Alos for a selling point, his company owns Pendragon and he said that if they did buy it they might relabel it under the Pendragon franchise to help it sell more copies. (Kind of like how Lords of Waterdeep is under the Dungeons and Dragons franchise.) I said I was fine with that (because let's be real, as long as it gets published it really doesn't matter to me).

He said that he liked the idea. He asked me what set it apart from any other game out there. I said that it was a worker placement game where you don't juts get your workers back a the end of every round, but you actually have to care about where they're at in relation to the other actions and care about how they move.
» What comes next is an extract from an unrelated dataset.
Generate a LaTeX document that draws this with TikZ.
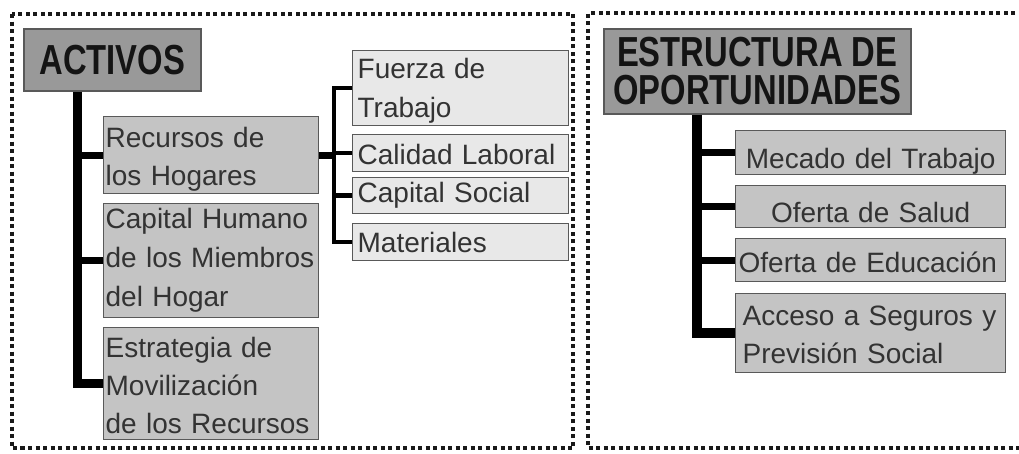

He siad he didn't want to take my copy of the game, but he wanted to play it. He said, "I'm definitely interested and I definitely love the idea." What he wants me to do so that he can get a copy of it to play is to upload my files and such and create a game on the game crafter so that he can buy a copy of it so that he can play it. So my next step is putting Somerset together on the Game Crafter and making it avertible to buy, then sending Alan the link so that he can buy it, play it, and (hopefully) want to publish it.

But even in parting he said that if if he liked it and their company decided not to publish it he would recommend it to other game companies (because, you know, he those kinds of connections). I thanked him and he said no problem.

Anyway, that was our meeting. So I'd say that it went super duper well. I can't think of a realistic way it could have gone better. So thanks for all your prayers and thoughts everyone!